Todos os buddhas e tathagatas possuem a força de chegar à compreensão suprema e perfeita; eles passam adiante esta compreensão, um para o outro, sem absolutamente nenhuma mudança nesta transmissão. Esta habilidade transcende talentos humanos e é perfeitamente livre. Isso se chama jijuyu zanmai [método de transmissão de buddha um para outro]. Para que nos apossemos deste zanmai, devemos entrar nele pelo portão do zazen, que é o método recomendado para realizar a compreensão.

Todos possuem essa força, mas a menos que haja a prática do zazen, isso não chega a se manifestar, e a menos que seja realizado, não podemos nos inteirar. Não há como descrever este estado inefável. Qualquer coisa que digamos é inadequado. Todos os buddhas existem neste jijuyu zanmai, e até disso estão desapegados. Todas as pessoas aqui também têm sua "casa", somente não compreendem como funciona sua consciência e percepção. Através deste zanmai mencionado acima, podemos nos inteirar daquilo que é verdadeiro e atingir uma perfeita harmonia, bastando apenas abandonarmos a discriminação mental.

Após ter começado a buscar o Caminho, visitei muitos Mestres em todas as partes do país, em busca de respostas para as minhas muitas indagações. Conheci nesta ocasião o monge Myôzen de Kennin-ji, e com esta pessoa pratiquei durante nove anos. Era ele o principal discípulo do ancestral Eisai, e foi Myôzen o único que completamente transmitiu o Dharma de seu Mestre.
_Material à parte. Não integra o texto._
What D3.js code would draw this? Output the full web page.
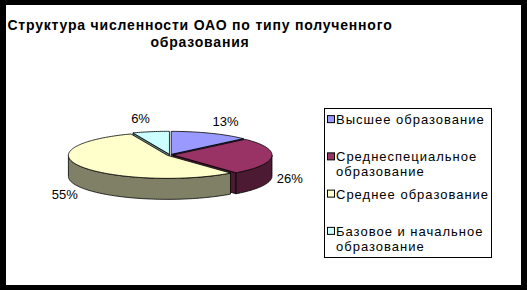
<!DOCTYPE html>
<html>
<head>
<meta charset="utf-8">
<script src="https://cdn.jsdelivr.net/npm/d3@7"></script>
<style>
  body { margin: 0; background: #000; }
  svg { display: block; }
  text { font-family: "Liberation Sans", Arial, sans-serif; }
</style>
</head>
<body>
<div id="chart"></div>
<script>
const titleLines = ["Структура численности ОАО по типу полученного", "образования"];
const categories = ["Высшее образование", "Среднеспециальное образование", "Среднее образование", "Базовое и начальное образование"];
const values = [13, 26, 55, 6];
const topColors = ["#9999FF", "#993366", "#FFFFCC", "#CCFFFF"];
const sideColors = ["#4D4D80", "#4D1A33", "#808066", "#668080"];

const width = 527, height = 290;
const svg = d3.select("#chart").append("svg")
    .attr("width", width)
    .attr("height", height);

// frame
svg.append("rect").attr("width", width).attr("height", height).attr("fill", "#000");
svg.append("rect").attr("x", 6).attr("y", 5).attr("width", 515).attr("height", 280).attr("fill", "#fff");

// title
svg.append("text")
    .attr("x", 200).attr("y", 30)
    .attr("text-anchor", "middle")
    .attr("font-size", 14).attr("font-weight", "bold")
    .attr("letter-spacing", 0.8)
    .selectAll("tspan").data(titleLines).enter().append("tspan")
    .attr("x", 200)
    .attr("dy", (d, i) => i === 0 ? 0 : 17)
    .text(d => d);

// 3d pie
const cx = 170, cy = 155, rx = 99, ry = 23, depth = 21, explode = 3;
const pie = d3.pie().sort(null).value(d => d);
const arcs = pie(values);
const color = d3.scaleOrdinal().domain(d3.range(values.length)).range(topColors);
const side = d3.scaleOrdinal().domain(d3.range(values.length)).range(sideColors);
const line = d3.line();

function offset(d) {
    const mid = (d.startAngle + d.endAngle) / 2;
    return [explode * Math.sin(mid), -explode * Math.cos(mid) * ry / rx];
}
function pt(d, a, dz) {
    const o = offset(d);
    return [cx + o[0] + rx * Math.sin(a), cy + o[1] - ry * Math.cos(a) + (dz || 0)];
}
function centerPt(d, dz) {
    const o = offset(d);
    return [cx + o[0], cy + o[1] + (dz || 0)];
}
function arcPts(d, a0, a1, dz) {
    const n = Math.max(2, Math.ceil((a1 - a0) / 0.02));
    return d3.range(n + 1).map(i => pt(d, a0 + (a1 - a0) * i / n, dz));
}

const pieces = [];
arcs.forEach((d, i) => {
    // outer wall, front half only
    const w0 = Math.max(d.startAngle, Math.PI / 2), w1 = Math.min(d.endAngle, 3 * Math.PI / 2);
    if (w1 > w0) {
        const pts = arcPts(d, w0, w1, 0).concat(arcPts(d, w0, w1, depth).reverse());
        pieces.push({ i: i, pts: pts, key: d3.max(pts, p => p[1]) });
    }
    // cut faces that look toward the viewer
    if (Math.sin(d.startAngle) < -1e-6) {
        const pts = [centerPt(d), pt(d, d.startAngle), pt(d, d.startAngle, depth), centerPt(d, depth)];
        pieces.push({ i: i, pts: pts, key: d3.max(pts, p => p[1]) - 1 });
    }
    if (Math.sin(d.endAngle) > 1e-6) {
        const pts = [centerPt(d), pt(d, d.endAngle), pt(d, d.endAngle, depth), centerPt(d, depth)];
        pieces.push({ i: i, pts: pts, key: d3.max(pts, p => p[1]) - 1 });
    }
});
pieces.sort((a, b) => a.key - b.key);

const pieG = svg.append("g");
pieG.selectAll("path.side").data(pieces).enter().append("path")
    .attr("class", "side")
    .attr("d", p => line(p.pts) + "Z")
    .attr("fill", p => side(p.i))
    .attr("stroke", "#000")
    .attr("stroke-width", 0.8)
    .attr("stroke-linejoin", "round");

pieG.selectAll("path.top").data(arcs).enter().append("path")
    .attr("class", "top")
    .attr("d", d => line([centerPt(d)].concat(arcPts(d, d.startAngle, d.endAngle, 0))) + "Z")
    .attr("fill", (d, i) => color(i))
    .attr("stroke", "#000")
    .attr("stroke-width", 0.8)
    .attr("stroke-linejoin", "round");

// percent labels
const total = d3.sum(values);
const fmt = d3.format(".0%");
const lrx = rx + 8, lry = ry + 14;
svg.append("g").selectAll("text").data(arcs).enter().append("text")
    .attr("x", d => cx + lrx * Math.sin((d.startAngle + d.endAngle) / 2))
    .attr("y", d => {
        const mid = (d.startAngle + d.endAngle) / 2;
        return cy - lry * Math.cos(mid) + (Math.cos(mid) < 0 ? depth : 0) + 4.5;
    })
    .attr("text-anchor", d => Math.sin((d.startAngle + d.endAngle) / 2) > 0 ? "start" : "end")
    .attr("font-size", 13)
    .text(d => fmt(d.value / total));

// legend
const lx = 324, ly = 108, lw = 167, lh = 149;
const legend = svg.append("g");
legend.append("rect")
    .attr("x", lx + 0.5).attr("y", ly + 0.5)
    .attr("width", lw).attr("height", lh)
    .attr("fill", "#fff").attr("stroke", "#000");

const slot = lh / categories.length;
const lineH = 15, maxW = 156;
categories.forEach((c, i) => {
    const g = legend.append("g");
    const base = ly + slot * (i + 0.5) - lineH / 2 + 5;
    const t = g.append("text")
        .attr("x", lx + 12).attr("y", base)
        .attr("font-size", 13)
        .attr("letter-spacing", 1);
    // wrap words into lines
    const words = c.split(" ");
    let cur = [];
    let ts = t.append("tspan").attr("x", lx + 12).attr("y", base);
    let row = 0;
    words.forEach(w => {
        cur.push(w);
        ts.text(cur.join(" "));
        if (ts.node().getComputedTextLength() > maxW && cur.length > 1) {
            cur.pop();
            ts.text(cur.join(" "));
            cur = [w];
            row++;
            ts = t.append("tspan").attr("x", lx + 12).attr("y", base + row * lineH).text(w);
        }
    });
    g.append("rect")
        .attr("x", lx + 3.5).attr("y", base - 8.5)
        .attr("width", 7).attr("height", 7)
        .attr("fill", color(i)).attr("stroke", "#000");
});
</script>
</body>
</html>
Dentre os discípulos do Mestre, não havia quem pudesse se comparar a ele.

Em seguida, me dirigi à China, na era da dinastia Sung, onde conheci muitos lugares de prática e procurei me inteirar dos diferentes métodos das Cinco Escolas, buscando encontrar um Mestre que me solucionasse a dúvida principal, sobre a vida e morte. Finalmente, me encontrei com o Mestre Zen Nyojô, do Monte Daibyaku, e ali treinei assiduamente. Com ele, tive a felicidade de resolver todas as minhas dúvidas e isto pôs em ordem meus pensamentos quanto ao que a prática buddhista realmente significava. Com essa compreensão, retornei ao Japão e a meu lar em 1228. Aqui chegando, prometi a mim mesmo propagar o Dharma para o benefício de todos os seres, apesar de minhas limitações.
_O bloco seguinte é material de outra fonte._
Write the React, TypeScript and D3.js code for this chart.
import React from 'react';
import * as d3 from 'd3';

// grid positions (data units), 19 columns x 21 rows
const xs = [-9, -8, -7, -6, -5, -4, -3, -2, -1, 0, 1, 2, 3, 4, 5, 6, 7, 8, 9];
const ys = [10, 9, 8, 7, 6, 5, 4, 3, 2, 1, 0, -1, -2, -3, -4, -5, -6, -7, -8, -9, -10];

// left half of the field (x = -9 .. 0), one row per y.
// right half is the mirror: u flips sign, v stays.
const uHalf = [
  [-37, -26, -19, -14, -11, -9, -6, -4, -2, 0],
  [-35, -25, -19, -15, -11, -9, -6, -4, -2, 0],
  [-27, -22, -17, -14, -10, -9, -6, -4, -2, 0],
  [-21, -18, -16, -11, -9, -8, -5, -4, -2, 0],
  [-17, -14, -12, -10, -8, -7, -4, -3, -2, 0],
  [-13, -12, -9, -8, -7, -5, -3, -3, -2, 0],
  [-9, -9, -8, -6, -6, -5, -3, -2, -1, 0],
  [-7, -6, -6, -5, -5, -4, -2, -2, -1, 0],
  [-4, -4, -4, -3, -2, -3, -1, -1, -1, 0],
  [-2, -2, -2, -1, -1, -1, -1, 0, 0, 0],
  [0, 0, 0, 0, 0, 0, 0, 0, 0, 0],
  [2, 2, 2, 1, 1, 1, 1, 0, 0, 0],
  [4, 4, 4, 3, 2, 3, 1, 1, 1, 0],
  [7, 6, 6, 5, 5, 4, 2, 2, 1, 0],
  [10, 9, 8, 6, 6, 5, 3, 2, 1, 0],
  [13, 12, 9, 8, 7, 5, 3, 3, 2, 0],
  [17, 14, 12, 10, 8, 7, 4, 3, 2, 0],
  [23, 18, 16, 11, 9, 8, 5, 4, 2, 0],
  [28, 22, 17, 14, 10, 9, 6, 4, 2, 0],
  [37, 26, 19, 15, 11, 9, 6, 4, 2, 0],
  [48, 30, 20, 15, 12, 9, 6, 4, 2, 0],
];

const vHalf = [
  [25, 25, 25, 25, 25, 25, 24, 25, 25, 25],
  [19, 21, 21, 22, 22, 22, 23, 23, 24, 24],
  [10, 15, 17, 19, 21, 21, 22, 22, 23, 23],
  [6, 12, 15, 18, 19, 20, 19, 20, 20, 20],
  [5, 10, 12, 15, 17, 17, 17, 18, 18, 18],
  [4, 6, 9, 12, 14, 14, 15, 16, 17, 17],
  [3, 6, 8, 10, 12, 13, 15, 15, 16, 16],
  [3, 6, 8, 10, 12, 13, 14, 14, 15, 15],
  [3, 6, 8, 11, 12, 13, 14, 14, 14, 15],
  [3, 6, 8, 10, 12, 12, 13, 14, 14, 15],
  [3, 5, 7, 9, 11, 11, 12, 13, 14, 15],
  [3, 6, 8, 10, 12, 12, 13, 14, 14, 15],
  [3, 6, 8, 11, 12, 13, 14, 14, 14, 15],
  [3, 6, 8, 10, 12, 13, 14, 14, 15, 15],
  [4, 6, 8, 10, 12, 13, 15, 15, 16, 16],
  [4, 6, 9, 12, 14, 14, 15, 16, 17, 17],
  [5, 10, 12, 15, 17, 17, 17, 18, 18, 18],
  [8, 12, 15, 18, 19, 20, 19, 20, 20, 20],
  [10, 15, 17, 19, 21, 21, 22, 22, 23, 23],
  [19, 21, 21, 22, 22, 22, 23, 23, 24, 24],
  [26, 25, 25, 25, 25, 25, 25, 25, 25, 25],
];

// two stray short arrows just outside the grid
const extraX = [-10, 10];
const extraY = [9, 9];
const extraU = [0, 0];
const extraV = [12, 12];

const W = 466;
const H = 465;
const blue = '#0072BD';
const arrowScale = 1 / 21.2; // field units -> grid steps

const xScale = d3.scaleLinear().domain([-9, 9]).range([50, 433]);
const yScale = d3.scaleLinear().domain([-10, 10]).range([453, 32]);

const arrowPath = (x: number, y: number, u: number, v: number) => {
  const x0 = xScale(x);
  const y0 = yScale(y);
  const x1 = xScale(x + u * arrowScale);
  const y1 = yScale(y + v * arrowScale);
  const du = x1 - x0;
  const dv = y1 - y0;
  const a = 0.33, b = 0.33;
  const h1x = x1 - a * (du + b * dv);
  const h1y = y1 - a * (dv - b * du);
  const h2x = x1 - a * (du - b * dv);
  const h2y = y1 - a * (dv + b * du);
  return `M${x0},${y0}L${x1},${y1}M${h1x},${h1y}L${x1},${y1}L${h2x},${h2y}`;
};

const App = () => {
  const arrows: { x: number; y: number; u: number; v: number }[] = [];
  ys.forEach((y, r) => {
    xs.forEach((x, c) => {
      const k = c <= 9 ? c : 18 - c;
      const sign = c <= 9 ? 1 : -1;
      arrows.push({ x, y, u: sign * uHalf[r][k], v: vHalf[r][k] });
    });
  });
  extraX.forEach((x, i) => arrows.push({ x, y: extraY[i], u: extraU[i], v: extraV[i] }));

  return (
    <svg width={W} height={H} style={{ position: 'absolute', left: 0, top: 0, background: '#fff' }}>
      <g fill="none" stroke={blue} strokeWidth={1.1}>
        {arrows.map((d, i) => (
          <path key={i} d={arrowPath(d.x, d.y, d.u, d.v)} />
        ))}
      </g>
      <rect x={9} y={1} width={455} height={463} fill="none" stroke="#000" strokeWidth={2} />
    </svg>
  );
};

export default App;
Entretanto, com a confusão social que então reinava por todo país, decidi esperar durante um intervalo de tempo antes de disseminar os ideais do Dharma de Buddha. Fiquei mudando-me daqui para ali como as nuvens e águas, e aproveitei esta oportunidade para conhecer aqueles Mestres que diziam divulgar o Dharma. Fiquei contudo escandalizado ao ver como enganavam pessoas sinceras, que nunca pensando em status mundano ou em se aproveitar de nada, devotadamente buscavam o Dharma de Buddha, e eram descarrilados por tais pessoas inescrupulosas. Comecei a pensar como poderia a verdadeira prática da sabedoria crescer entre tais boas pessoas. Todos se encontravam num estado confuso e suas compreensões eram progressivamente destruídas, de forma que finalmente lhes seria impossível chegar a entrar no Caminho. Pensando assim, decidi acabar minha vida errante e tornar o Dharma correto conhecido através de ensinamentos e práticas das quais me inteirei nos mosteiros Zen na China da Grande Sung. Espero que isso venha a ser de ajuda para a preservação do verdadeiro Dharma. Creio que isto é essencial, não?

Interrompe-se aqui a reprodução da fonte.